So getting my cards read should have been a lot more helpful considering how into it I am … but I also tend to overthink and overanalyze everything since I’ve been in this competition. I mean, I totally think I could trust myself more, but my work is such a reflection of my mood and emotions and having felt so anxious and overly pensive about this challenge caused a major disconnect between me and my garments.
I’m actually so grateful to have had more than one second chance on this show because I’ve learned more and been more inspired by my failures than my successes. I never thought this competition would be more than just an exhibition of what we already can do, but it has been such an opportunity to learn about myself and discover all the things that can still excite me about this industry that I have barely investigated. This all just confirms what the psychic told me about embracing my youth and loving what I do more and more as I get older.

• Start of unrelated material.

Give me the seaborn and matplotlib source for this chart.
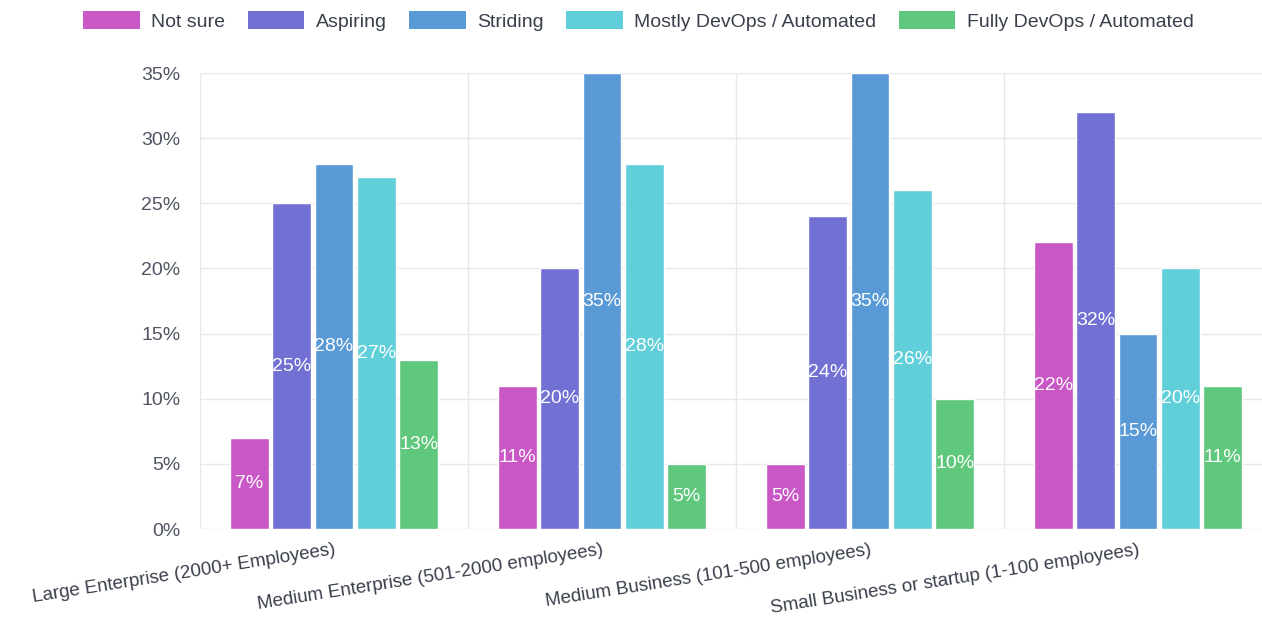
import matplotlib
matplotlib.use("Agg")
import matplotlib.pyplot as plt
import pandas as pd
import seaborn as sns
from matplotlib.patches import Patch

categories = [
    "Large Enterprise (2000+ Employees)",
    "Medium Enterprise (501-2000 employees)",
    "Medium Business (101-500 employees)",
    "Small Business or startup (1-100 employees)",
]
levels = ["Not sure", "Aspiring", "Striding", "Mostly DevOps / Automated", "Fully DevOps / Automated"]
not_sure = [7, 11, 5, 22]
aspiring = [25, 20, 24, 32]
striding = [28, 35, 35, 15]
mostly = [27, 28, 26, 20]
fully = [13, 5, 10, 11]
colors = ["#c957c5", "#7370d4", "#5899d6", "#60cfd9", "#60c87c"]

series = [not_sure, aspiring, striding, mostly, fully]
rows = []
for level, vals in zip(levels, series):
    for cat, v in zip(categories, vals):
        rows.append({"size": cat, "level": level, "pct": v})
df = pd.DataFrame(rows)

sns.set_style("white")
plt.rcParams["font.family"] = ["Liberation Sans", "DejaVu Sans"]

fig = plt.figure(figsize=(12.62, 6.18), dpi=100)
ax = fig.add_axes([200 / 1262, 89 / 618, 1072 / 1262, 456 / 618])

sns.barplot(
    data=df, x="size", y="pct", hue="level", order=categories, hue_order=levels,
    palette=colors, width=0.79, gap=0.08, saturation=1, legend=False, ax=ax,
)

for cont in ax.containers:
    ax.bar_label(cont, fmt="%d%%", label_type="center", color="white", fontsize=14)

grid_c = "#e6e8ee"
ax.set_ylim(0, 35)
ax.set_xlim(-0.5, 3.5)
ax.set_yticks(range(0, 36, 5))
ax.set_yticklabels([f"{v}%" for v in range(0, 36, 5)])
ax.set_xticks([-0.5, 0.5, 1.5, 2.5], minor=True)
ax.grid(axis="y", which="major", color=grid_c, lw=1)
ax.grid(axis="x", which="minor", color=grid_c, lw=1)
ax.grid(axis="x", which="major", visible=False)
ax.set_axisbelow(True)
for s in ax.spines.values():
    s.set_visible(False)
ax.tick_params(axis="y", length=10, color=grid_c, labelsize=14, labelcolor="#4f5463", pad=4)
ax.tick_params(axis="x", which="major", length=0, labelsize=13.5, labelcolor="#3a3f4c", pad=9)
ax.tick_params(axis="x", which="minor", length=10, color=grid_c)
ax.set_xticks(range(len(categories)))
ax.set_xticklabels(categories, rotation=9, ha="right", rotation_mode="anchor")
ax.set_xlabel("")
ax.set_ylabel("")

handles = [Patch(facecolor=c, edgecolor="none") for c in colors]
fig.legend(
    handles, levels, loc="upper center", bbox_to_anchor=(0.506, 1.01), ncol=5,
    frameon=False, fontsize=14, handlelength=2.9, handleheight=1.05,
    columnspacing=1.15, handletextpad=0.6, labelcolor="#3a3f4c",
)

fig.savefig("out.png", dpi=100)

There is so much to learn and explore and being one of the last five makes me want to be in the finale so much because I am so excited to research and develop all the ideas I’ve imagined while I’ve been here.
I know my outfit wasn’t successful, but having the judges address me gives me some confidence that they believe in me as a designer and expected better because they know I am a good designer. And I know I am too and I have a good eye. I just have to remember what I love so much about this industry and enjoy this last challenge so that I can have the chance to show everything I can do in my collection in the finals.
Anyway, now that Merlin’s gone I really feel like the judges are right — no one is safe. It could be anyone to go or anyone unexpected they would want to see in the finals. I just have to keep my head up and do what I love.